Across Europe, telecommunications companies are legally obliged to retain vast amounts of personal data for later access by the government, for a variety of reasons. However, although this data is massively valuable both for the state and for criminals, most governments fail to place sufficient safeguards against possible abuse of individual privacy and security.
According to the head of international policy and advocacy of Privacy International, Tomaso Falchetta, “it is clear that current data retention regimes in Europe violate the right to privacy and other fundamental human rights.”
The standard of privacy and security European citizens are entitled is set by two Court of Justice of the European Union (CJEU) decisions dating back to 2016 and 2014. In the Digital Rights Ireland case (2014) and the Tele-2/ Watson decision (2016) the CJEU ruled that data retention regimes must adhere to the principles of legality, necessity, and proportionality.
“The European Court has made clear that general, indiscriminate retention of communications data is disproportionate and cannot be justified, not even on the grounds of fighting crime,” Falcetta said.
None of the 21 EU member state data retention regimes reviewed by PI uphold these principles.

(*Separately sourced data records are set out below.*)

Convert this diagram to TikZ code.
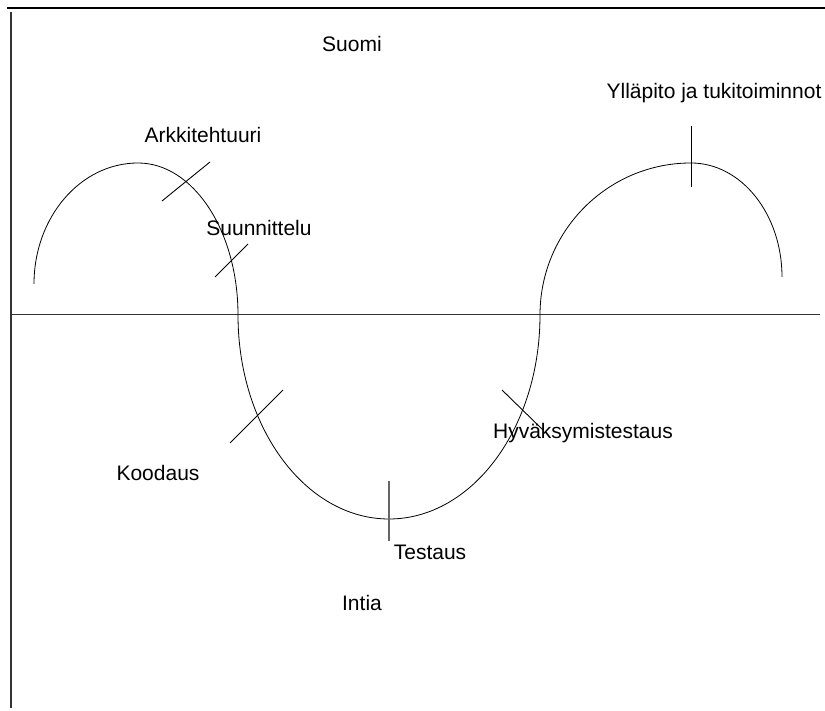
\documentclass[tikz,border=0pt]{standalone}
\usepackage{fontspec}
\setmainfont{Liberation Sans}
\begin{document}
\begin{tikzpicture}[x=1pt,y=1pt,
  lbl/.style={inner sep=0pt,font=\fontsize{21}{25}\selectfont},
  tick/.style={line width=0.9pt}]
\useasboundingbox (0,0) rectangle (825,711);

% frame lines
\draw[line width=2.6pt] (7,703)--(825,703);
\draw[line width=1.4pt,black!80] (11,699)--(11,3);
\draw[line width=1pt,black!80] (11,396)--(820,396);

% the wave
\draw[line width=0.8pt] (34,427) arc (180:90:104 and 121)
  arc (90:0:100 and 152)
  arc (180:270:151 and 204)
  arc (270:360:151 and 204)
  arc (180:90:151 and 152)
  arc (90:0:91 and 114);

% phase marks
\draw[tick] (162,510)--(210,549);
\draw[tick] (215,434)--(248,467);
\draw[tick] (230,268)--(283,321);
\draw[tick,line width=1.3pt,black!60] (389,230)--(389,170);
\draw[tick] (502,321)--(543,281);
\draw[tick] (691,585)--(691,524);

\node[lbl] (suomi) at (352,667) {Suomi};
\node[lbl] (arkki) at (203,576) {Arkkitehtuuri};
\node[lbl] (suunn) at (259,483) {Suunnittelu};
\node[lbl] (yllap) at (714,618) {Ylläpito ja tukitoiminnot};
\node[lbl] (hyvak) at (583,278) {Hyväksymistestaus};
\node[lbl] (koodaus) at (158,238) {Koodaus};
\node[lbl] (testaus) at (430,159) {Testaus};
\node[lbl] (intia) at (362,108) {Intia};
\end{tikzpicture}
\end{document}
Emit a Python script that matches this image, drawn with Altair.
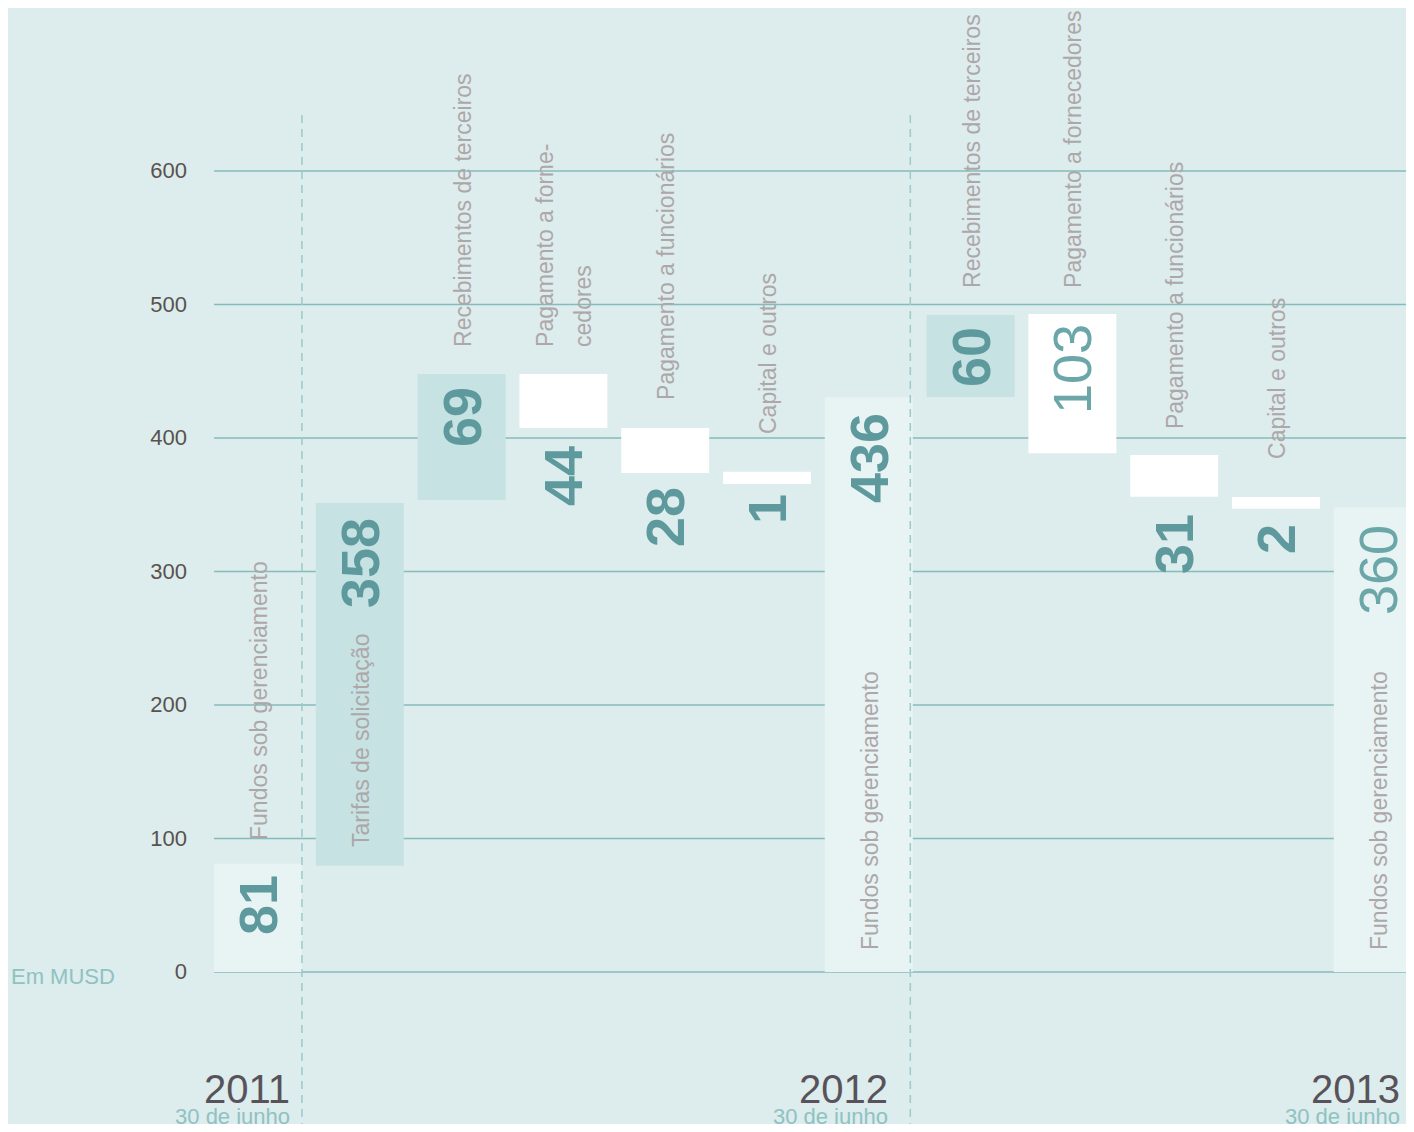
import altair as alt
import pandas as pd

# ---------------- data ----------------
categories = [
    "Fundos sob gerenciamento", "Tarifas de solicitação", "Recebimentos de terceiros",
    "Pagamento a forne-\ncedores", "Pagamento a funcionários", "Capital e outros",
    "Fundos sob gerenciamento", "Recebimentos de terceiros", "Pagamento a fornecedores",
    "Pagamento a funcionários", "Capital e outros", "Fundos sob gerenciamento",
]
kinds = ["total", "up", "up", "down", "down", "down",
         "total", "up", "down", "down", "down", "total"]
values = [81, 358, 69, 44, 28, 1, 436, 60, 103, 31, 2, 360]
bar_start = [0, 79.5, 353.6, 448.0, 407.5, 374.8, 0, 430.7, 492.9, 387.3, 355.8, 0]
bar_end = [81, 351.3, 448.0, 407.5, 373.8, 365.5, 430.5, 492.1, 388.5, 356.0, 347.0, 348.0]
value_label_pos = [50.2, 306.4, 415.7, 371.5, 340.8, 346.8, 385.0, 460.7, 451.7, 320.6, 324.3, 301.1]
value_bold = [True, True, True, True, True, True, True, True, False, True, True, False]
category_label_pos = [98.9, 93.6, 468.2, 468.2, 428.5, 403.0, 16.5, 512.4, 512.4, 406.7, 384.3, 16.5]

y_ticks = [0, 100, 200, 300, 400, 500, 600]
years = ["2011", "2012", "2013"]
year_dates = ["30 de junho", "30 de junho", "30 de junho"]
year_label_x = [0.747, 6.62, 11.65]
divider_x = [0.864, 6.84]
divider_top = 642
unit_label = ["Em MUSD"]

# ---------------- layout / style ----------------
W, H = 1398, 1116
PX_LEFT = 206          # left edge of first column inside the plot (px)
STEP = 101.8           # column step (px)
BAR_W = 88 / STEP      # bar width in column units
PX_ZERO = 964          # pixel row of value 0 inside the plot
K = 1.335              # px per unit
LINE_H = 38

BG = "#ddecec"
FONT = "Liberation Sans"

x_dom = [-PX_LEFT / STEP, (W - PX_LEFT) / STEP]
y_dom = [-(H - PX_ZERO) / K, PX_ZERO / K]
xs = alt.Scale(domain=x_dom, nice=False, zero=False)
ys = alt.Scale(domain=y_dom, nice=False, zero=False)

cols = pd.DataFrame({
    "col": list(range(len(values))),
    "kind": kinds,
    "start": bar_start,
    "end": bar_end,
    "value": [str(v) for v in values],
    "label": categories,
    "vy": value_label_pos,
    "bold": value_bold,
    "cy": category_label_pos,
    "multi": ["\n" in c for c in categories],
})

base = alt.Chart(cols).transform_calculate(
    x2=f"datum.col + {BAR_W}", xc=f"datum.col + {BAR_W / 2}",
)

grid_df = pd.DataFrame({"v": y_ticks, "x0": [0] * len(y_ticks), "lx": [-0.265] * len(y_ticks)})
grid = alt.Chart(grid_df).mark_rule(color="#84bbbd", strokeWidth=1.5).encode(
    x=alt.X("x0:Q", scale=xs, axis=None),
    x2=alt.value(W),
    y=alt.Y("v:Q", scale=ys, axis=None),
)
tick_labels = alt.Chart(grid_df).mark_text(
    align="right", baseline="middle", font=FONT, fontSize=22, color="#58534f"
).encode(
    x=alt.X("lx:Q", scale=xs, axis=None),
    y=alt.Y("v:Q", scale=ys, axis=None),
    text="v:Q",
)

bars = base.mark_rect(clip=True).encode(
    x=alt.X("col:Q", scale=xs, axis=None),
    x2="x2:Q",
    y=alt.Y("start:Q", scale=ys, axis=None),
    y2="end:Q",
    color=alt.Color("kind:N", scale=alt.Scale(domain=["total", "up", "down"],
                                              range=["#e8f3f3", "#c6e2e2", "#ffffff"]),
                    legend=None),
)

div_df = pd.DataFrame({"x": divider_x, "top": [divider_top] * len(divider_x)})
dividers = alt.Chart(div_df).mark_rule(color="#9ccacb", strokeWidth=1.5, strokeDash=[8, 6]).encode(
    x=alt.X("x:Q", scale=xs, axis=None),
    y=alt.Y("top:Q", scale=ys, axis=None),
    y2=alt.value(H),
)

val_bold = base.transform_filter("datum.bold").mark_text(
    angle=270, align="center", baseline="middle", font=FONT, fontSize=54,
    fontWeight="bold", color="#5e9a9d", dy=3
).encode(
    x=alt.X("xc:Q", scale=xs, axis=None),
    y=alt.Y("vy:Q", scale=ys, axis=None),
    text="value:N",
)
val_reg = base.transform_filter("!datum.bold").mark_text(
    angle=270, align="center", baseline="middle", font=FONT, fontSize=54,
    color="#6ba7a9", dy=3
).encode(
    x=alt.X("xc:Q", scale=xs, axis=None),
    y=alt.Y("vy:Q", scale=ys, axis=None),
    text="value:N",
)

cat_single = base.transform_filter("!datum.multi").mark_text(
    angle=270, align="left", baseline="middle", font=FONT, fontSize=23,
    color="#ada7a9", dy=2
).encode(
    x=alt.X("xc:Q", scale=xs, axis=None),
    y=alt.Y("cy:Q", scale=ys, axis=None),
    text="label:N",
)
cat_multi = base.transform_filter("datum.multi").mark_text(
    angle=270, align="left", baseline="middle", font=FONT, fontSize=23,
    color="#ada7a9", lineBreak="\n", lineHeight=LINE_H, dy=2 - LINE_H / 2
).encode(
    x=alt.X("xc:Q", scale=xs, axis=None),
    y=alt.Y("cy:Q", scale=ys, axis=None),
    text="label:N",
)

yr_df = pd.DataFrame({"year": years, "date": year_dates, "x": year_label_x,
                      "yy": [-98.1] * 3, "dy": [-113.6] * 3})
year_text = alt.Chart(yr_df).mark_text(
    align="right", baseline="alphabetic", font=FONT, fontSize=40, color="#58535a"
).encode(
    x=alt.X("x:Q", scale=xs, axis=None),
    y=alt.Y("yy:Q", scale=ys, axis=None),
    text="year:N",
)
date_text = alt.Chart(yr_df).mark_text(
    align="right", baseline="alphabetic", font=FONT, fontSize=22, color="#8ec2c3"
).encode(
    x=alt.X("x:Q", scale=xs, axis=None),
    y=alt.Y("dy:Q", scale=ys, axis=None),
    text="date:N",
)

unit_df = pd.DataFrame({"t": unit_label, "x": [-1.994], "y": [-9.0]})
unit_text = alt.Chart(unit_df).mark_text(
    align="left", baseline="alphabetic", font=FONT, fontSize=22, color="#8ec2c3"
).encode(
    x=alt.X("x:Q", scale=xs, axis=None),
    y=alt.Y("y:Q", scale=ys, axis=None),
    text="t:N",
)

chart = alt.layer(
    grid, bars, dividers, tick_labels, cat_single, cat_multi, val_bold, val_reg,
    year_text, date_text, unit_text
).properties(
    width=W, height=H, background=BG, padding=0, autosize="none"
).configure_view(stroke=None)

chart.save("out.html", embed_options={"renderer": "svg", "actions": False})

According to PI, this means that EU member states must review and amend their data retention legislation. Moreover, telecommunications must challenge existing legislation that is no compliant with European standards.
“Blanket and indiscriminate retention of our digital histories—who we interact with, when and how and where—can be a very intrusive form of surveillance that needs strict safeguards against abuse and mission creep. Our communications data is no less sensitive than the content of our communications,” Falcetta notes.